I assumed you must have been waiting your 
21st birthday wish from me to you. I just wanna disappoint you but you would have to see my pretty face for the entire Friday this week. I just wish you Happy 21st Birthday, my dear best girl friend. 
You have been my other half when we did form six together. It amuses me always on how a Science class girl can be so close to an Arts stream class girl. But the both of us proved the theory wrong. I pretty much believe, the two of us secretly are the misfits to the society. Everyone is like the girly girl, don't eat after midnight. Take good care of themselves and all that. But the BOTH of us are really the total opposite. 
  And, I want you to know, I adore you for that.    
It amazes me how fast time flies, yet you never fail to catch up back with me whenever you are free and it always feels like good old times, once again.
 Like the both of us against the world again. Like we can just take over the world, with just the two of us and I thank you for that , from the bottom of my heart, Wye Kei. Sincerely, I thank you for everything you have ever done for me back then in those days in MBSSKL until today. Please do take a good care of yourself and get yourself a new boyfriend please. Time to hunt for one nice, good, homely, guy for yourself in KDU already. You aren't getting any younger and don't worry, I had already said yes upon being your bridesmaid, so I would just have to suck it up and bear with you. Love you long time, babe.
Once again, Happy 21st Birthday, my dear baby girl.

Raveenaa says ; 
I know. I finally cried. I lost the battle between the both of us. I hate myself for losing you. You won. I hated you when you entered my life and right now, I hate you even more for leaving. I know, you are not turning back anymore. I know, you are never coming back already at all. And this time round, I am sure of it. I am just very sure of it. If only you knew that you are the reason why I cry myself to sleep every night. If only you knew, that you are the reason why these tears stream down my cheek without fail. You 
are the only reason for the teardrops on my guitar.

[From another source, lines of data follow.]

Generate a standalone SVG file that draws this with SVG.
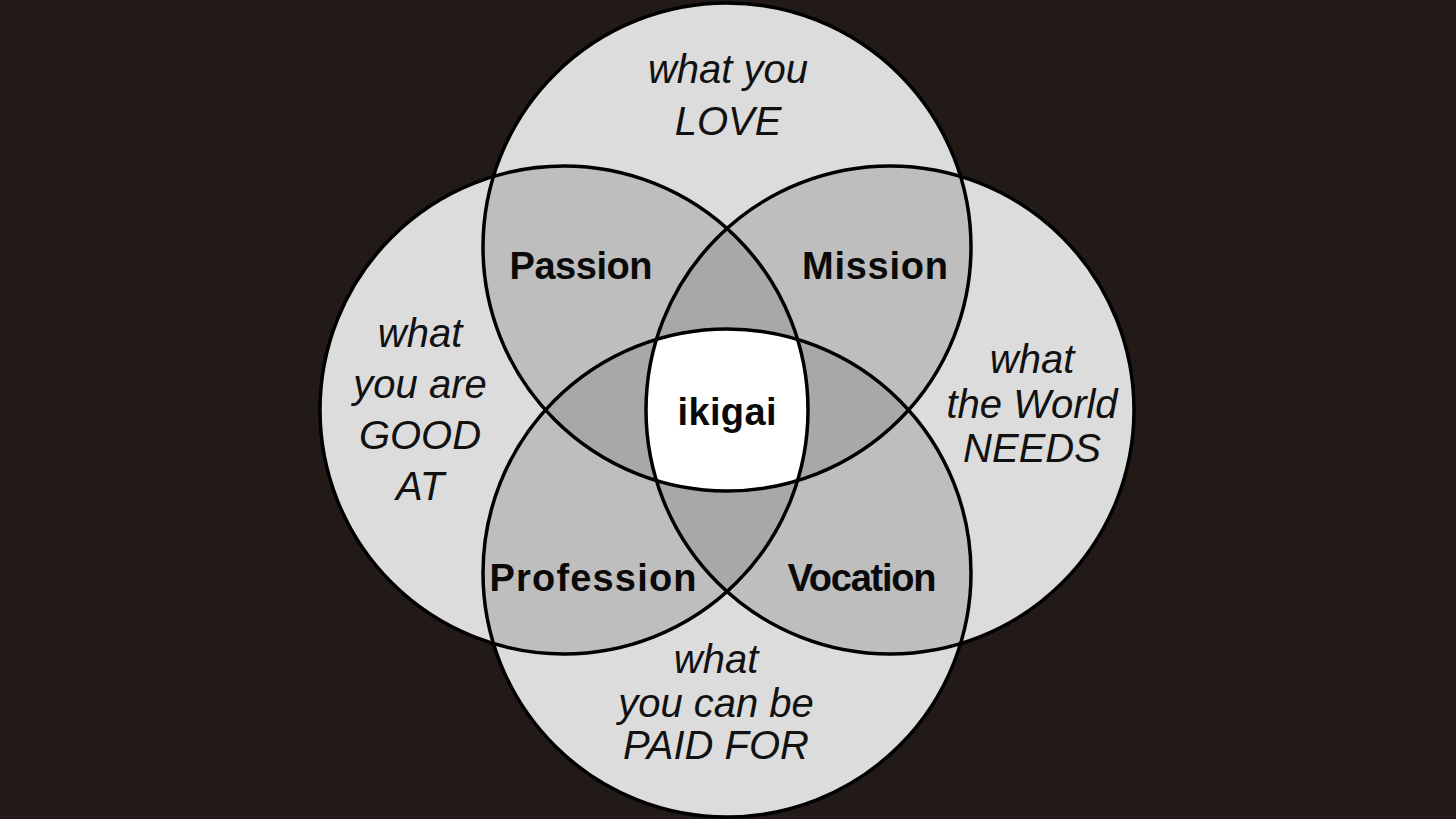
<svg xmlns="http://www.w3.org/2000/svg" xmlns:xlink="http://www.w3.org/1999/xlink" width="1456" height="819" viewBox="0 0 1456 819">
<style>
.bg{fill:#221a17}
.one{fill:#dcdcdc}
.two{fill:#bebebe}
.three{fill:#a8a8a8}
.four{fill:#ffffff}
.ring{fill:none;stroke:#000;stroke-width:3.5}
.lbl{font-family:"Liberation Sans",Arial,sans-serif;font-style:italic;font-size:40px;fill:#111;text-anchor:middle}
.bold{font-family:"Liberation Sans",Arial,sans-serif;font-weight:bold;font-size:38px;fill:#0a0a0a;text-anchor:middle}
</style>
<defs>
<circle id="cT" cx="727" cy="247" r="244"/>
<circle id="cL" cx="564" cy="410" r="244"/>
<circle id="cR" cx="890" cy="410" r="244"/>
<circle id="cB" cx="727" cy="573" r="244"/>
<clipPath id="kT"><circle cx="727" cy="247" r="244"/></clipPath>
<clipPath id="kL"><circle cx="564" cy="410" r="244"/></clipPath>
<clipPath id="kR"><circle cx="890" cy="410" r="244"/></clipPath>
<clipPath id="kB"><circle cx="727" cy="573" r="244"/></clipPath>
</defs>
<rect class="bg" x="0" y="0" width="1456" height="819"/>

<g id="circle-love"><use href="#cT" class="one"/></g>
<g id="circle-good-at"><use href="#cL" class="one"/></g>
<g id="circle-world-needs"><use href="#cR" class="one"/></g>
<g id="circle-paid-for"><use href="#cB" class="one"/></g>

<g id="overlaps">
<g clip-path="url(#kT)"><use href="#cL" class="two"/></g>
<g clip-path="url(#kT)"><use href="#cR" class="two"/></g>
<g clip-path="url(#kB)"><use href="#cL" class="two"/></g>
<g clip-path="url(#kB)"><use href="#cR" class="two"/></g>
<g clip-path="url(#kT)"><use href="#cB" class="two"/></g>
<g clip-path="url(#kL)"><use href="#cR" class="two"/></g>
<g clip-path="url(#kT)"><g clip-path="url(#kL)"><use href="#cR" class="three"/></g></g>
<g clip-path="url(#kT)"><g clip-path="url(#kL)"><use href="#cB" class="three"/></g></g>
<g clip-path="url(#kT)"><g clip-path="url(#kR)"><use href="#cB" class="three"/></g></g>
<g clip-path="url(#kL)"><g clip-path="url(#kR)"><use href="#cB" class="three"/></g></g>
<g clip-path="url(#kT)"><g clip-path="url(#kL)"><g clip-path="url(#kR)"><use href="#cB" class="four"/></g></g></g>
</g>

<g id="outlines">
<use href="#cT" class="ring"/>
<use href="#cL" class="ring"/>
<use href="#cR" class="ring"/>
<use href="#cB" class="ring"/>
</g>

<g id="label-love">
<text class="lbl" x="728" y="83">what you</text>
<text class="lbl" x="728" y="135">LOVE</text>
</g>
<g id="label-good-at">
<text class="lbl" x="420" y="347">what</text>
<text class="lbl" x="420" y="398">you are</text>
<text class="lbl" x="420" y="449">GOOD</text>
<text class="lbl" x="420" y="500">AT</text>
</g>
<g id="label-world-needs">
<text class="lbl" x="1032" y="373">what</text>
<text class="lbl" x="1032" y="418">the World</text>
<text class="lbl" x="1032" y="462">NEEDS</text>
</g>
<g id="label-paid-for">
<text class="lbl" x="716" y="673">what</text>
<text class="lbl" x="716" y="717">you can be</text>
<text class="lbl" x="716" y="759">PAID FOR</text>
</g>

<g id="passion"><text class="bold" x="581" y="279" textLength="143">Passion</text></g>
<g id="mission"><text class="bold" x="875" y="279" textLength="146">Mission</text></g>
<g id="profession"><text class="bold" x="593" y="591" textLength="207">Profession</text></g>
<g id="vocation"><text class="bold" x="862" y="591" textLength="149">Vocation</text></g>
<g id="ikigai"><text class="bold" x="727" y="425" textLength="99">ikigai</text></g>
</svg>
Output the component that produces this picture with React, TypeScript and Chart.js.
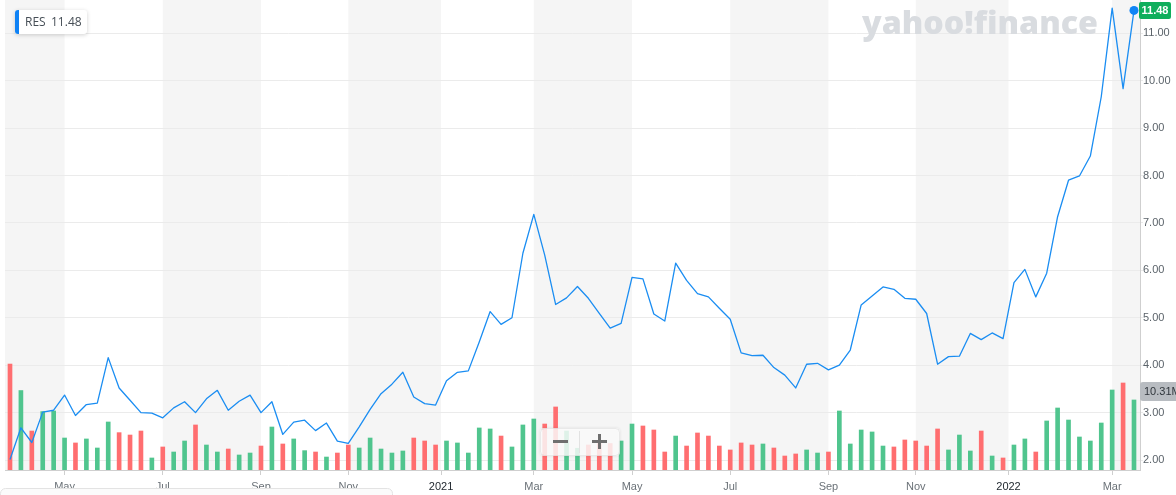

It had always been you, who I wanted. It had always been you, who my heart yearns for. I want you back, you are the one I longed for. But, you are long gone now. And I have to just accept that fact and live on with it. How do I move on when the best part of me was always you? Teach me how do I carry on without you? I want you back. You always taught me to 
speak now, whenever I just silent away, so now, I am speaking up. Tell me where are you when all you ever wanted was to see me shine? I am speaking up and I am telling you and the world, that I want you back. 
I want you back so bad. I want us back for real. 
     This young heart of mine longed for you.     
  I always thought that days of love would come if  
      I hope and hope.     
Not anymore Raveenaa. Not anymore. Dream on.    Just, dream on.  
Blogged to the songs from 2 States.
Arjun Kapoor and Alia Bhatt are perfection.